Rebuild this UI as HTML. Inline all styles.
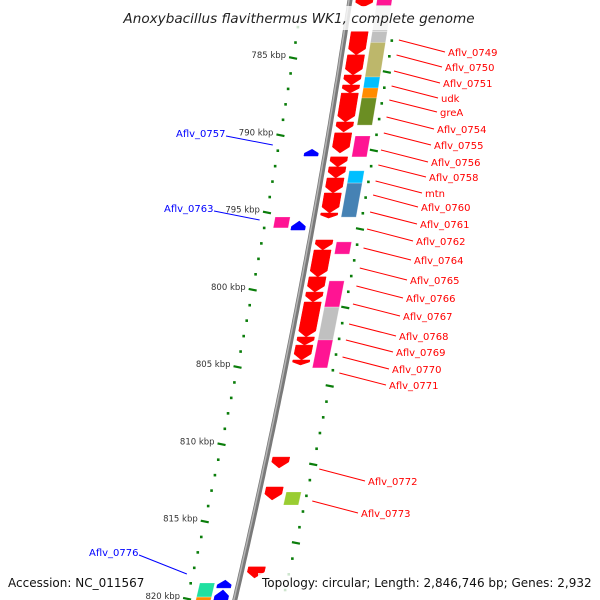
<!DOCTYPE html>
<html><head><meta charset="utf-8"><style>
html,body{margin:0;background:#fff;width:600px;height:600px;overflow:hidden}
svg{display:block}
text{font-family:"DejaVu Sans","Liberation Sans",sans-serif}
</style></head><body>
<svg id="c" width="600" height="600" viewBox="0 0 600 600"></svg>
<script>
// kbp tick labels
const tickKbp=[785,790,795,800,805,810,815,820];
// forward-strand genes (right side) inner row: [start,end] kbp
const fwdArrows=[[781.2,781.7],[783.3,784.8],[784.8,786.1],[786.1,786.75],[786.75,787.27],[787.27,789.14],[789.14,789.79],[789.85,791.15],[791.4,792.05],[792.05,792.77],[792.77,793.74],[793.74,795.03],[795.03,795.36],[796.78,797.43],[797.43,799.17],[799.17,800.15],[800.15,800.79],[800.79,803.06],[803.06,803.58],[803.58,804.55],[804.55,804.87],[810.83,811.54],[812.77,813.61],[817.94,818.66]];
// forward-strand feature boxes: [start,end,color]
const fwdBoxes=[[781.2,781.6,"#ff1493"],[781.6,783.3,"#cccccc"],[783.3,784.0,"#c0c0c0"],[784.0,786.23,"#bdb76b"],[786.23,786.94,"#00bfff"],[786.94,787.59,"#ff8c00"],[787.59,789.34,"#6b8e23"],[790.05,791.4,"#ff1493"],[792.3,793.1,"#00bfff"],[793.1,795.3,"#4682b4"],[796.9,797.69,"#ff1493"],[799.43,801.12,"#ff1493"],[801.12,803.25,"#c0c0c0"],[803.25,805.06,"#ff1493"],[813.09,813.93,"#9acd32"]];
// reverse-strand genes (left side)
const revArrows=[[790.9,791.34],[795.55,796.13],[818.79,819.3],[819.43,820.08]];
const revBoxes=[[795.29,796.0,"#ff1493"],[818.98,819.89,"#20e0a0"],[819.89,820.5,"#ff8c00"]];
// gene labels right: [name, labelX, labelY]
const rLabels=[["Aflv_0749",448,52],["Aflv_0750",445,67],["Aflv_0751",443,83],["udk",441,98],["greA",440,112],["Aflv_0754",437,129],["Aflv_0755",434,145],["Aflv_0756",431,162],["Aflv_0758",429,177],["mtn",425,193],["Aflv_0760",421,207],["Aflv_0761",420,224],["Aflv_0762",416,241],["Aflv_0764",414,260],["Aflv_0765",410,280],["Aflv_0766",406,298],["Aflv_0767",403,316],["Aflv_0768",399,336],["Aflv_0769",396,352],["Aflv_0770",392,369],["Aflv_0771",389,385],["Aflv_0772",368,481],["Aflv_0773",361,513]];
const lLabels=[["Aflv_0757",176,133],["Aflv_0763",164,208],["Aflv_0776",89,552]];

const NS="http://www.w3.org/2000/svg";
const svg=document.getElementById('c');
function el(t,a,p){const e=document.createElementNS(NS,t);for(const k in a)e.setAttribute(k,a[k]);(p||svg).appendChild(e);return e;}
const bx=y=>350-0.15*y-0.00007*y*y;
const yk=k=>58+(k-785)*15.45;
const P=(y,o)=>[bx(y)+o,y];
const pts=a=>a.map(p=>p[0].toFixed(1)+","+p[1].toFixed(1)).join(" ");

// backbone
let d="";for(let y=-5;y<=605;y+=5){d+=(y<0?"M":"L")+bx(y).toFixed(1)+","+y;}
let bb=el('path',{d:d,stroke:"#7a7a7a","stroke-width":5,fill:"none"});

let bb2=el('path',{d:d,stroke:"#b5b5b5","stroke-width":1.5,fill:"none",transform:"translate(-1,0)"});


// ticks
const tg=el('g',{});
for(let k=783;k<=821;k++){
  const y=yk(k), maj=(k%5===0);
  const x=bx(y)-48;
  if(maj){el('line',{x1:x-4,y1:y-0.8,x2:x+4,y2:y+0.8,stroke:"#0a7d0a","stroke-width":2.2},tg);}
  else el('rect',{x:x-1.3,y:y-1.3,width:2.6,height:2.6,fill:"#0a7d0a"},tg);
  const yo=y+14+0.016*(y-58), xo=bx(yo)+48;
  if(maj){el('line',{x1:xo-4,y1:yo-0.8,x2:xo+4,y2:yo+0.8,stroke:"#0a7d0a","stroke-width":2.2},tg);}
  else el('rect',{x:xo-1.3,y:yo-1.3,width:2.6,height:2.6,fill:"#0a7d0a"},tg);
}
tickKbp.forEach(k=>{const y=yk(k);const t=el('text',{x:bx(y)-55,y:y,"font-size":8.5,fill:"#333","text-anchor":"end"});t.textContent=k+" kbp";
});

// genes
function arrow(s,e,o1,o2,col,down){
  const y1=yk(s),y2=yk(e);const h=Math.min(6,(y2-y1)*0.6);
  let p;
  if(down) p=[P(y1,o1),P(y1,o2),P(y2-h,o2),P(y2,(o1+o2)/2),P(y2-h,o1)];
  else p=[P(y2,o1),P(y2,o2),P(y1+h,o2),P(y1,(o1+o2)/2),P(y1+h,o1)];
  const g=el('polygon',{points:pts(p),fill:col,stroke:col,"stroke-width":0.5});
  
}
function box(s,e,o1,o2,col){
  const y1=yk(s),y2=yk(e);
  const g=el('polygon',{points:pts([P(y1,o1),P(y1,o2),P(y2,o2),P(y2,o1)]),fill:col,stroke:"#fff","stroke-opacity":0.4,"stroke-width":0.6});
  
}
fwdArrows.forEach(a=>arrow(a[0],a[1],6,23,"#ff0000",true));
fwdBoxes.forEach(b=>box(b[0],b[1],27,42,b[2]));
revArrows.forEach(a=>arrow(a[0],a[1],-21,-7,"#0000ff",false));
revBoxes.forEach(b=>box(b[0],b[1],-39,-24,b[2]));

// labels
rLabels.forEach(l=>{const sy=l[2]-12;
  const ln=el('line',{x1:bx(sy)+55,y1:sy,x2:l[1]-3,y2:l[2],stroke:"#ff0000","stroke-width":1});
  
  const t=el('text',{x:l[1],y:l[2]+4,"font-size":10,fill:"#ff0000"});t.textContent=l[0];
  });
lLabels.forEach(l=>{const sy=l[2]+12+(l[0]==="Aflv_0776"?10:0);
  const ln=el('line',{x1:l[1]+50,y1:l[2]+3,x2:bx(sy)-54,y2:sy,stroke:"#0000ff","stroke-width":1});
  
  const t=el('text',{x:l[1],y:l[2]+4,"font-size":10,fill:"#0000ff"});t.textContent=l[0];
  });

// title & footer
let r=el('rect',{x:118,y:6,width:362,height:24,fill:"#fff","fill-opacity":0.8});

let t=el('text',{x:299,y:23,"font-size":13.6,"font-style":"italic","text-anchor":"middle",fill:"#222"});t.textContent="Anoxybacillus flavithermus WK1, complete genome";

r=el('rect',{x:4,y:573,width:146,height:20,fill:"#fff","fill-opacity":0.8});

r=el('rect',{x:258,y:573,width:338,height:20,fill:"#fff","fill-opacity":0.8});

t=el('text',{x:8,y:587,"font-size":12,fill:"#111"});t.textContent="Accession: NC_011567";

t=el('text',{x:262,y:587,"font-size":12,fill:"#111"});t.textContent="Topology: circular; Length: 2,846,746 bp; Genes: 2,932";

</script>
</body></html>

### Objective
Copy the material above exactly and drop the pictures.

### The reply
Rebuild this UI as HTML. Inline all styles.
<!DOCTYPE html>
<html><head><meta charset="utf-8"><style>
html,body{margin:0;background:#fff;width:600px;height:600px;overflow:hidden}
svg{display:block}
text{font-family:"DejaVu Sans","Liberation Sans",sans-serif}
</style></head><body>
<svg id="c" width="600" height="600" viewBox="0 0 600 600"></svg>
<script>
// kbp tick labels
const tickKbp=[785,790,795,800,805,810,815,820];
// forward-strand genes (right side) inner row: [start,end] kbp
const fwdArrows=[[781.2,781.7],[783.3,784.8],[784.8,786.1],[786.1,786.75],[786.75,787.27],[787.27,789.14],[789.14,789.79],[789.85,791.15],[791.4,792.05],[792.05,792.77],[792.77,793.74],[793.74,795.03],[795.03,795.36],[796.78,797.43],[797.43,799.17],[799.17,800.15],[800.15,800.79],[800.79,803.06],[803.06,803.58],[803.58,804.55],[804.55,804.87],[810.83,811.54],[812.77,813.61],[817.94,818.66]];
// forward-strand feature boxes: [start,end,color]
const fwdBoxes=[[781.2,781.6,"#ff1493"],[781.6,783.3,"#cccccc"],[783.3,784.0,"#c0c0c0"],[784.0,786.23,"#bdb76b"],[786.23,786.94,"#00bfff"],[786.94,787.59,"#ff8c00"],[787.59,789.34,"#6b8e23"],[790.05,791.4,"#ff1493"],[792.3,793.1,"#00bfff"],[793.1,795.3,"#4682b4"],[796.9,797.69,"#ff1493"],[799.43,801.12,"#ff1493"],[801.12,803.25,"#c0c0c0"],[803.25,805.06,"#ff1493"],[813.09,813.93,"#9acd32"]];
// reverse-strand genes (left side)
const revArrows=[[790.9,791.34],[795.55,796.13],[818.79,819.3],[819.43,820.08]];
const revBoxes=[[795.29,796.0,"#ff1493"],[818.98,819.89,"#20e0a0"],[819.89,820.5,"#ff8c00"]];
// gene labels right: [name, labelX, labelY]
const rLabels=[["Aflv_0749",448,52],["Aflv_0750",445,67],["Aflv_0751",443,83],["udk",441,98],["greA",440,112],["Aflv_0754",437,129],["Aflv_0755",434,145],["Aflv_0756",431,162],["Aflv_0758",429,177],["mtn",425,193],["Aflv_0760",421,207],["Aflv_0761",420,224],["Aflv_0762",416,241],["Aflv_0764",414,260],["Aflv_0765",410,280],["Aflv_0766",406,298],["Aflv_0767",403,316],["Aflv_0768",399,336],["Aflv_0769",396,352],["Aflv_0770",392,369],["Aflv_0771",389,385],["Aflv_0772",368,481],["Aflv_0773",361,513]];
const lLabels=[["Aflv_0757",176,133],["Aflv_0763",164,208],["Aflv_0776",89,552]];

const NS="http://www.w3.org/2000/svg";
const svg=document.getElementById('c');
function el(t,a,p){const e=document.createElementNS(NS,t);for(const k in a)e.setAttribute(k,a[k]);(p||svg).appendChild(e);return e;}
const bx=y=>350-0.15*y-0.00007*y*y;
const yk=k=>58+(k-785)*15.45;
const P=(y,o)=>[bx(y)+o,y];
const pts=a=>a.map(p=>p[0].toFixed(1)+","+p[1].toFixed(1)).join(" ");

// backbone
let d="";for(let y=-5;y<=605;y+=5){d+=(y<0?"M":"L")+bx(y).toFixed(1)+","+y;}
let bb=el('path',{d:d,stroke:"#7a7a7a","stroke-width":5,fill:"none"});

let bb2=el('path',{d:d,stroke:"#b5b5b5","stroke-width":1.5,fill:"none",transform:"translate(-1,0)"});


// ticks
const tg=el('g',{});
for(let k=783;k<=821;k++){
  const y=yk(k), maj=(k%5===0);
  const x=bx(y)-48;
  if(maj){el('line',{x1:x-4,y1:y-0.8,x2:x+4,y2:y+0.8,stroke:"#0a7d0a","stroke-width":2.2},tg);}
  else el('rect',{x:x-1.3,y:y-1.3,width:2.6,height:2.6,fill:"#0a7d0a"},tg);
  const yo=y+14+0.016*(y-58), xo=bx(yo)+48;
  if(maj){el('line',{x1:xo-4,y1:yo-0.8,x2:xo+4,y2:yo+0.8,stroke:"#0a7d0a","stroke-width":2.2},tg);}
  else el('rect',{x:xo-1.3,y:yo-1.3,width:2.6,height:2.6,fill:"#0a7d0a"},tg);
}
tickKbp.forEach(k=>{const y=yk(k);const t=el('text',{x:bx(y)-55,y:y,"font-size":8.5,fill:"#333","text-anchor":"end"});t.textContent=k+" kbp";
});

// genes
function arrow(s,e,o1,o2,col,down){
  const y1=yk(s),y2=yk(e);const h=Math.min(6,(y2-y1)*0.6);
  let p;
  if(down) p=[P(y1,o1),P(y1,o2),P(y2-h,o2),P(y2,(o1+o2)/2),P(y2-h,o1)];
  else p=[P(y2,o1),P(y2,o2),P(y1+h,o2),P(y1,(o1+o2)/2),P(y1+h,o1)];
  const g=el('polygon',{points:pts(p),fill:col,stroke:col,"stroke-width":0.5});
  
}
function box(s,e,o1,o2,col){
  const y1=yk(s),y2=yk(e);
  const g=el('polygon',{points:pts([P(y1,o1),P(y1,o2),P(y2,o2),P(y2,o1)]),fill:col,stroke:"#fff","stroke-opacity":0.4,"stroke-width":0.6});
  
}
fwdArrows.forEach(a=>arrow(a[0],a[1],6,23,"#ff0000",true));
fwdBoxes.forEach(b=>box(b[0],b[1],27,42,b[2]));
revArrows.forEach(a=>arrow(a[0],a[1],-21,-7,"#0000ff",false));
revBoxes.forEach(b=>box(b[0],b[1],-39,-24,b[2]));

// labels
rLabels.forEach(l=>{const sy=l[2]-12;
  const ln=el('line',{x1:bx(sy)+55,y1:sy,x2:l[1]-3,y2:l[2],stroke:"#ff0000","stroke-width":1});
  
  const t=el('text',{x:l[1],y:l[2]+4,"font-size":10,fill:"#ff0000"});t.textContent=l[0];
  });
lLabels.forEach(l=>{const sy=l[2]+12+(l[0]==="Aflv_0776"?10:0);
  const ln=el('line',{x1:l[1]+50,y1:l[2]+3,x2:bx(sy)-54,y2:sy,stroke:"#0000ff","stroke-width":1});
  
  const t=el('text',{x:l[1],y:l[2]+4,"font-size":10,fill:"#0000ff"});t.textContent=l[0];
  });

// title & footer
let r=el('rect',{x:118,y:6,width:362,height:24,fill:"#fff","fill-opacity":0.8});

let t=el('text',{x:299,y:23,"font-size":13.6,"font-style":"italic","text-anchor":"middle",fill:"#222"});t.textContent="Anoxybacillus flavithermus WK1, complete genome";

r=el('rect',{x:4,y:573,width:146,height:20,fill:"#fff","fill-opacity":0.8});

r=el('rect',{x:258,y:573,width:338,height:20,fill:"#fff","fill-opacity":0.8});

t=el('text',{x:8,y:587,"font-size":12,fill:"#111"});t.textContent="Accession: NC_011567";

t=el('text',{x:262,y:587,"font-size":12,fill:"#111"});t.textContent="Topology: circular; Length: 2,846,746 bp; Genes: 2,932";

</script>
</body></html>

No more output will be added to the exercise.